Instructions for the task
Repeat the material verbatim. Images are excluded from the copy.

Material
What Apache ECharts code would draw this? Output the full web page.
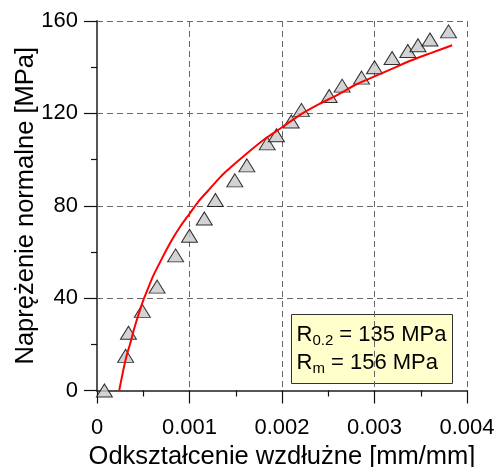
<!DOCTYPE html>
<html>
<head>
<meta charset="utf-8">
<script src="https://cdn.jsdelivr.net/npm/echarts@6/dist/echarts.min.js"></script>
<style>
  html, body { margin: 0; padding: 0; background: #fff; }
  #chart { width: 497px; height: 467px; }
</style>
</head>
<body>
<div id="chart"></div>
<script>
// Measured points of the tensile test
const strain = [0.00008, 0.00031, 0.00034, 0.00049, 0.00065, 0.00085, 0.00100, 0.00116,
                0.00128, 0.00149, 0.00162, 0.00184, 0.00194, 0.00210, 0.00221, 0.00251,
                0.00265, 0.00286, 0.00300, 0.00319, 0.00336, 0.00347, 0.00360, 0.00380];
const stress = [0, 15, 25, 34.5, 45, 58.5, 67, 74.5,
                82.5, 91, 97.5, 107, 110.5, 116.5, 121.5, 127.5,
                132, 135.5, 140, 144, 147, 149.5, 152, 155.5];

// Fitted curve samples
const fitStrain = [0.00024, 0.00028, 0.00032, 0.00036, 0.0004, 0.00045, 0.0005, 0.00055, 0.0006,
                   0.0007, 0.0008, 0.0009, 0.001, 0.0011, 0.0012, 0.0013, 0.0014, 0.0016,
                   0.0018, 0.002, 0.0022, 0.0024, 0.0026, 0.0028, 0.003, 0.0032, 0.0034,
                   0.0036, 0.00384];
const fitStress = [0, 8, 15, 20.5, 26.5, 33, 39, 44, 49,
                   57, 64.5, 71, 76.5, 82, 86.5, 91, 95, 102,
                   108.5, 114, 119.5, 124, 128, 132.5, 136, 139.5, 143,
                   146, 149.5];

const xTickLabels = ['0', '0.001', '0.002', '0.003', '0.004'];
const yTickLabels = ['0', '40', '80', '120', '160'];

const FONT = 'Liberation Sans, Arial, sans-serif';

const chart = echarts.init(document.getElementById('chart'), null, { renderer: 'canvas' });

const axisCommon = {
  axisLine: { show: true, onZero: false, lineStyle: { color: '#555', width: 2 } },
  axisTick: { show: true, inside: false, length: 13, lineStyle: { color: '#111', width: 1.2 } },
  minorTick: { show: true, splitNumber: 2, length: 6, lineStyle: { color: '#111', width: 1.2 } },
  splitLine: { show: true, lineStyle: { color: '#666', type: [6, 4], width: 1 } },
  axisLabel: { color: '#000', fontSize: 22, fontFamily: FONT },
  nameTextStyle: { color: '#000', fontSize: 25.5, fontFamily: FONT },
  nameMoveOverlap: false
};

chart.setOption({
  animation: false,
  backgroundColor: '#fff',
  grid: { left: 97, right: 30, top: 21, bottom: 76.5, containLabel: false, outerBoundsMode: 'none' },
  xAxis: Object.assign({}, axisCommon, {
    type: 'value', min: 0, max: 0.004, interval: 0.001,
    name: 'Odkształcenie wzdłużne [mm/mm]',
    nameLocation: 'middle', nameGap: 53,
    axisLabel: Object.assign({}, axisCommon.axisLabel, {
      margin: 26,
      formatter: (v, i) => xTickLabels[i]
    })
  }),
  yAxis: Object.assign({}, axisCommon, {
    type: 'value', min: 0, max: 160, interval: 40,
    name: 'Naprężenie normalne [MPa]',
    nameLocation: 'middle', nameGap: 58,
    axisLabel: Object.assign({}, axisCommon.axisLabel, {
      margin: 19,
      formatter: (v, i) => yTickLabels[i]
    })
  }),
  series: [
    {
      type: 'scatter',
      z: 2,
      symbol: 'triangle',
      symbolSize: [16, 13],
      itemStyle: { color: '#c8c8c8', borderColor: '#000', borderWidth: 1 },
      data: strain.map((x, i) => [x, stress[i]])
    },
    {
      type: 'line',
      z: 3,
      smooth: 0.2,
      showSymbol: false,
      symbol: 'none',
      lineStyle: { color: '#ff0000', width: 2 },
      data: fitStrain.map((x, i) => [x, fitStress[i]])
    }
  ],
  graphic: [{
    type: 'group',
    left: 291,
    top: 314,
    z: 10,
    children: [
      {
        type: 'rect',
        shape: { x: 0, y: 0, width: 161, height: 69 },
        style: { fill: '#ffffcc', stroke: '#333', lineWidth: 1 }
      },
      {
        type: 'text',
        x: 5,
        y: 6,
        style: {
          text: '{r|R}{s|0.2}{r| = 135 MPa}\n{r|R}{s|m}{r| = 156 MPa}',
          rich: {
            r: { fontSize: 22, fontFamily: FONT, lineHeight: 28, fill: '#000' },
            s: { fontSize: 15, fontFamily: FONT, lineHeight: 14, verticalAlign: 'bottom', fill: '#000' }
          }
        }
      }
    ]
  }]
});
</script>
</body>
</html>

Exercise result
What Apache ECharts code would draw this? Output the full web page.
<!DOCTYPE html>
<html>
<head>
<meta charset="utf-8">
<script src="https://cdn.jsdelivr.net/npm/echarts@6/dist/echarts.min.js"></script>
<style>
  html, body { margin: 0; padding: 0; background: #fff; }
  #chart { width: 497px; height: 467px; }
</style>
</head>
<body>
<div id="chart"></div>
<script>
// Measured points of the tensile test
const strain = [0.00008, 0.00031, 0.00034, 0.00049, 0.00065, 0.00085, 0.00100, 0.00116,
                0.00128, 0.00149, 0.00162, 0.00184, 0.00194, 0.00210, 0.00221, 0.00251,
                0.00265, 0.00286, 0.00300, 0.00319, 0.00336, 0.00347, 0.00360, 0.00380];
const stress = [0, 15, 25, 34.5, 45, 58.5, 67, 74.5,
                82.5, 91, 97.5, 107, 110.5, 116.5, 121.5, 127.5,
                132, 135.5, 140, 144, 147, 149.5, 152, 155.5];

// Fitted curve samples
const fitStrain = [0.00024, 0.00028, 0.00032, 0.00036, 0.0004, 0.00045, 0.0005, 0.00055, 0.0006,
                   0.0007, 0.0008, 0.0009, 0.001, 0.0011, 0.0012, 0.0013, 0.0014, 0.0016,
                   0.0018, 0.002, 0.0022, 0.0024, 0.0026, 0.0028, 0.003, 0.0032, 0.0034,
                   0.0036, 0.00384];
const fitStress = [0, 8, 15, 20.5, 26.5, 33, 39, 44, 49,
                   57, 64.5, 71, 76.5, 82, 86.5, 91, 95, 102,
                   108.5, 114, 119.5, 124, 128, 132.5, 136, 139.5, 143,
                   146, 149.5];

const xTickLabels = ['0', '0.001', '0.002', '0.003', '0.004'];
const yTickLabels = ['0', '40', '80', '120', '160'];

const FONT = 'Liberation Sans, Arial, sans-serif';

const chart = echarts.init(document.getElementById('chart'), null, { renderer: 'canvas' });

const axisCommon = {
  axisLine: { show: true, onZero: false, lineStyle: { color: '#555', width: 2 } },
  axisTick: { show: true, inside: false, length: 13, lineStyle: { color: '#111', width: 1.2 } },
  minorTick: { show: true, splitNumber: 2, length: 6, lineStyle: { color: '#111', width: 1.2 } },
  splitLine: { show: true, lineStyle: { color: '#666', type: [6, 4], width: 1 } },
  axisLabel: { color: '#000', fontSize: 22, fontFamily: FONT },
  nameTextStyle: { color: '#000', fontSize: 25.5, fontFamily: FONT },
  nameMoveOverlap: false
};

chart.setOption({
  animation: false,
  backgroundColor: '#fff',
  grid: { left: 97, right: 30, top: 21, bottom: 76.5, containLabel: false, outerBoundsMode: 'none' },
  xAxis: Object.assign({}, axisCommon, {
    type: 'value', min: 0, max: 0.004, interval: 0.001,
    name: 'Odkształcenie wzdłużne [mm/mm]',
    nameLocation: 'middle', nameGap: 53,
    axisLabel: Object.assign({}, axisCommon.axisLabel, {
      margin: 26,
      formatter: (v, i) => xTickLabels[i]
    })
  }),
  yAxis: Object.assign({}, axisCommon, {
    type: 'value', min: 0, max: 160, interval: 40,
    name: 'Naprężenie normalne [MPa]',
    nameLocation: 'middle', nameGap: 58,
    axisLabel: Object.assign({}, axisCommon.axisLabel, {
      margin: 19,
      formatter: (v, i) => yTickLabels[i]
    })
  }),
  series: [
    {
      type: 'scatter',
      z: 2,
      symbol: 'triangle',
      symbolSize: [16, 13],
      itemStyle: { color: '#c8c8c8', borderColor: '#000', borderWidth: 1 },
      data: strain.map((x, i) => [x, stress[i]])
    },
    {
      type: 'line',
      z: 3,
      smooth: 0.2,
      showSymbol: false,
      symbol: 'none',
      lineStyle: { color: '#ff0000', width: 2 },
      data: fitStrain.map((x, i) => [x, fitStress[i]])
    }
  ],
  graphic: [{
    type: 'group',
    left: 291,
    top: 314,
    z: 10,
    children: [
      {
        type: 'rect',
        shape: { x: 0, y: 0, width: 161, height: 69 },
        style: { fill: '#ffffcc', stroke: '#333', lineWidth: 1 }
      },
      {
        type: 'text',
        x: 5,
        y: 6,
        style: {
          text: '{r|R}{s|0.2}{r| = 135 MPa}\n{r|R}{s|m}{r| = 156 MPa}',
          rich: {
            r: { fontSize: 22, fontFamily: FONT, lineHeight: 28, fill: '#000' },
            s: { fontSize: 15, fontFamily: FONT, lineHeight: 14, verticalAlign: 'bottom', fill: '#000' }
          }
        }
      }
    ]
  }]
});
</script>
</body>
</html>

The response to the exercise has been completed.